**CHALLENGE:** Restate exactly the lines that run from the start of the records below to the line containing "(re2pin) at (638,550);", counting both ends, and nothing else; pictures stay out.

**GIVEN ENTRIES:**
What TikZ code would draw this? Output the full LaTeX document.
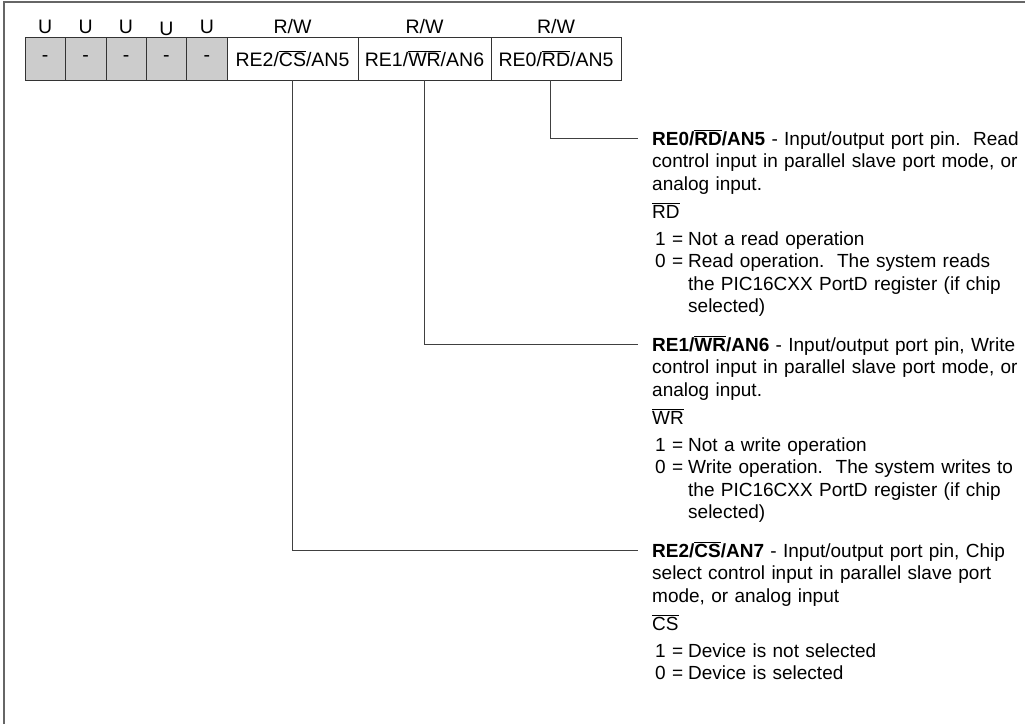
\documentclass[tikz,border=0pt]{standalone}
\usepackage{fontspec}
\setmainfont{Liberation Sans}
\usetikzlibrary{positioning}

\newcommand{\ovl}[1]{$\overline{\hbox{#1}}$}
\newcommand{\jline}[1]{\makebox[\linewidth][s]{#1}}
\newcommand{\val}[1]{\makebox[33pt][l]{#1 =}}
\newcommand{\cont}{\hspace*{33pt}}

\begin{document}
\begin{tikzpicture}
    [x=1pt,y=-1pt,inner sep=0pt,
    every node/.style={font=\fontsize{19.5}{22.5}\selectfont},
    unimpl/.style={rectangle,draw=black!80,fill=black!20,minimum width=40.4pt,minimum height=43pt},
    bitcell/.style={rectangle,draw=black!80,fill=white,minimum height=43pt},
    access/.style={anchor=base},
    desc/.style={anchor=base west,align=left,text width=360pt,font=\fontsize{19}{22.5}\selectfont},
    pin/.style={draw=black!75,line width=1pt}]
    \useasboundingbox (0,0) rectangle (1025,724);
    \draw[black!60,line width=2pt] (4,724) -- (4,1.5) -- (1025,1.5);

    % register bits
    \foreach \i in {1,...,5}
        \node[unimpl] (u\i) at ({25+40.4*(\i-0.5)},58.5) {-};
    \node[bitcell,minimum width=131pt] (re2) at (292.5,58.5) {RE2/\ovl{CS}/AN5};
    \node[bitcell,minimum width=133pt] (re1) at (424.5,58.5) {RE1/\ovl{WR}/AN6};
    \node[bitcell,minimum width=130pt] (re0) at (556,58.5) {RE0/\ovl{RD}/AN5};

    % access labels
    \foreach \i in {1,2,3,5}
        \node[access] (lu\i) at ([yshift=3.5pt]u\i.north) {U};
    \node[access] (lu4) at ([yshift=1pt]u4.north) {U};
    \foreach \b in {re2,re1,re0}
        \node[access] (l\b) at ([yshift=3.5pt]\b.north) {R/W};

    % pin descriptions
    \coordinate (re0pin) at (638,138);
    \coordinate (re1pin) at (638,344);
    \coordinate (re2pin) at (638,550);

    \node[desc] (re0head) at ([xshift=14pt,yshift=-7pt]re0pin)
        {\jline{\textbf{RE0/\ovl{RD}/AN5} - Input/output port pin.\ \ Read}\\
         \jline{control input in parallel slave port mode, or}\\
         analog input.};
    \node[desc] (re0sig) at ([yshift=-73pt]re0head.base west) {\ovl{RD}};
    \node[desc] (re0val) at ([xshift=3pt,yshift=-27pt]re0sig.base west)
        {\val{1}Not a read operation\\
         \val{0}Read operation.\ \ The system reads\\
         \cont the PIC16CXX PortD register (if chip\\
         \cont selected)};

    \node[desc] (re1head) at ([xshift=14pt,yshift=-7pt]re1pin)
        {\jline{\textbf{RE1/\ovl{WR}/AN6} - Input/output port pin, Write}\\
         \jline{control input in parallel slave port mode, or}\\
         analog input.};
    \node[desc] (re1sig) at ([yshift=-73pt]re1head.base west) {\ovl{WR}};
    \node[desc] (re1val) at ([xshift=3pt,yshift=-27pt]re1sig.base west)
        {\val{1}Not a write operation\\
         \val{0}Write operation.\ \ The system writes to\\
         \cont the PIC16CXX PortD register (if chip\\
         \cont selected)};

    \node[desc] (re2head) at ([xshift=14pt,yshift=-7pt]re2pin)
        {\jline{\textbf{RE2/\ovl{CS}/AN7} - Input/output port pin, Chip}\\
         \jline{select control input in parallel slave port}\\
         mode, or analog input};
    \node[desc] (re2sig) at ([yshift=-73pt]re2head.base west) {\ovl{CS}};
    \node[desc] (re2val) at ([xshift=3pt,yshift=-27pt]re2sig.base west)
        {\val{1}Device is not selected\\
         \val{0}Device is selected};

    % connectors
    \draw[pin] (re0.south -| re0pin.west) ++(-88,0) |- (re0pin);
    \draw[pin] (re1.south) |- (re1pin);
    \draw[pin] (re2.south) |- (re2pin);
\end{tikzpicture}
\end{document}
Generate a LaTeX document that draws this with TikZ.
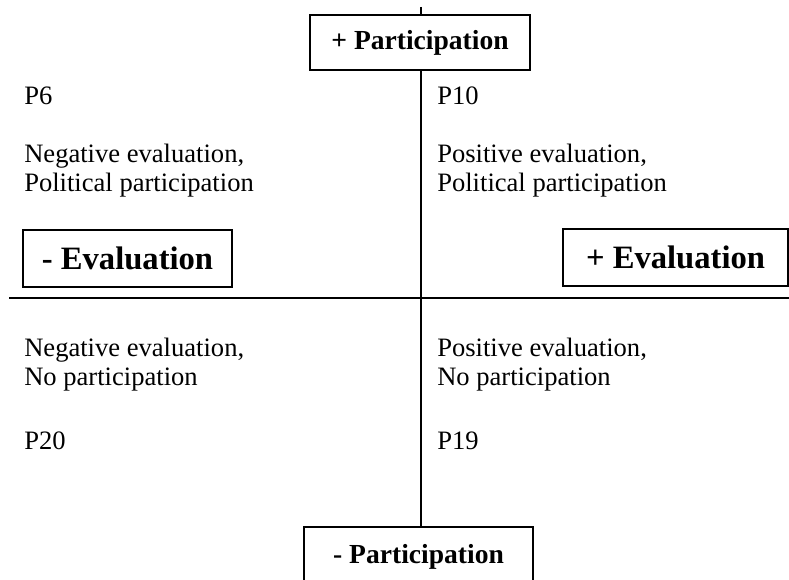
\documentclass[tikz,border=0pt]{standalone}
\usepackage{fontspec}
\setmainfont{Liberation Serif}
\usetikzlibrary{positioning,calc}

\tikzset{
    axisbox/.style={draw, line width=1.1pt, fill=white, inner sep=0pt, font=\bfseries\fontsize{19.6}{22}\selectfont},
    evalbox/.style={draw, line width=1.1pt, fill=white, inner sep=0pt, font=\bfseries\fontsize{23.2}{26}\selectfont},
    quadtext/.style={anchor=base west, inner sep=0pt, align=left, font=\fontsize{18.9}{20.6}\selectfont}
}

\begin{document}
\begin{tikzpicture}
    \useasboundingbox (0,0) rectangle (19.725,14.5);

    % Axes end points
    \coordinate (topend) at (10.525,14.325);
    \coordinate (westend) at (0.225,7.05);
    \coordinate (eastend) at (19.725,7.05);

    % Participation boxes
    \node[axisbox, minimum width=5.5cm, minimum height=1.375cm] (partplus) at (10.5,13.4375) {+ Participation};
    \node[axisbox, minimum width=5.725cm, minimum height=1.5cm] (partminus) at (10.4625,0.575) {- Participation};

    % Axes
    \draw[line width=1.5pt] (topend) -- (topend |- partplus.north);
    \draw[line width=1.5pt] (topend |- partplus.south) -- (topend |- partminus.north);
    \draw[line width=1.5pt] (westend) -- (eastend);

    % Evaluation boxes
    \node[evalbox, minimum width=5.225cm, minimum height=1.425cm] (evalminus) at (3.1875,8.0375) {- Evaluation};
    \node[evalbox, minimum width=5.625cm, minimum height=1.425cm] (evalplus) at (16.8875,8.0625) {+ Evaluation};

    % Upper quadrants
    \node[quadtext] (psix) at (0.6,11.875) {P6};
    \node[quadtext] (negpol) at (0.6,9.72) {Negative evaluation,\\Political participation};
    \node[quadtext] (pten) at (10.925,11.875) {P10};
    \node[quadtext] (pospol) at (10.925,9.72) {Positive evaluation,\\Political participation};

    % Lower quadrants
    \node[quadtext] (negno) at (0.6,4.86) {Negative evaluation,\\No participation};
    \node[quadtext] (ptwenty) at (0.6,3.25) {P20};
    \node[quadtext] (posno) at (10.925,4.86) {Positive evaluation,\\No participation};
    \node[quadtext] (pnineteen) at (10.925,3.25) {P19};
\end{tikzpicture}
\end{document}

**TASK ANSWER:**
What TikZ code would draw this? Output the full LaTeX document.
\documentclass[tikz,border=0pt]{standalone}
\usepackage{fontspec}
\setmainfont{Liberation Sans}
\usetikzlibrary{positioning}

\newcommand{\ovl}[1]{$\overline{\hbox{#1}}$}
\newcommand{\jline}[1]{\makebox[\linewidth][s]{#1}}
\newcommand{\val}[1]{\makebox[33pt][l]{#1 =}}
\newcommand{\cont}{\hspace*{33pt}}

\begin{document}
\begin{tikzpicture}
    [x=1pt,y=-1pt,inner sep=0pt,
    every node/.style={font=\fontsize{19.5}{22.5}\selectfont},
    unimpl/.style={rectangle,draw=black!80,fill=black!20,minimum width=40.4pt,minimum height=43pt},
    bitcell/.style={rectangle,draw=black!80,fill=white,minimum height=43pt},
    access/.style={anchor=base},
    desc/.style={anchor=base west,align=left,text width=360pt,font=\fontsize{19}{22.5}\selectfont},
    pin/.style={draw=black!75,line width=1pt}]
    \useasboundingbox (0,0) rectangle (1025,724);
    \draw[black!60,line width=2pt] (4,724) -- (4,1.5) -- (1025,1.5);

    % register bits
    \foreach \i in {1,...,5}
        \node[unimpl] (u\i) at ({25+40.4*(\i-0.5)},58.5) {-};
    \node[bitcell,minimum width=131pt] (re2) at (292.5,58.5) {RE2/\ovl{CS}/AN5};
    \node[bitcell,minimum width=133pt] (re1) at (424.5,58.5) {RE1/\ovl{WR}/AN6};
    \node[bitcell,minimum width=130pt] (re0) at (556,58.5) {RE0/\ovl{RD}/AN5};

    % access labels
    \foreach \i in {1,2,3,5}
        \node[access] (lu\i) at ([yshift=3.5pt]u\i.north) {U};
    \node[access] (lu4) at ([yshift=1pt]u4.north) {U};
    \foreach \b in {re2,re1,re0}
        \node[access] (l\b) at ([yshift=3.5pt]\b.north) {R/W};

    % pin descriptions
    \coordinate (re0pin) at (638,138);
    \coordinate (re1pin) at (638,344);
    \coordinate (re2pin) at (638,550);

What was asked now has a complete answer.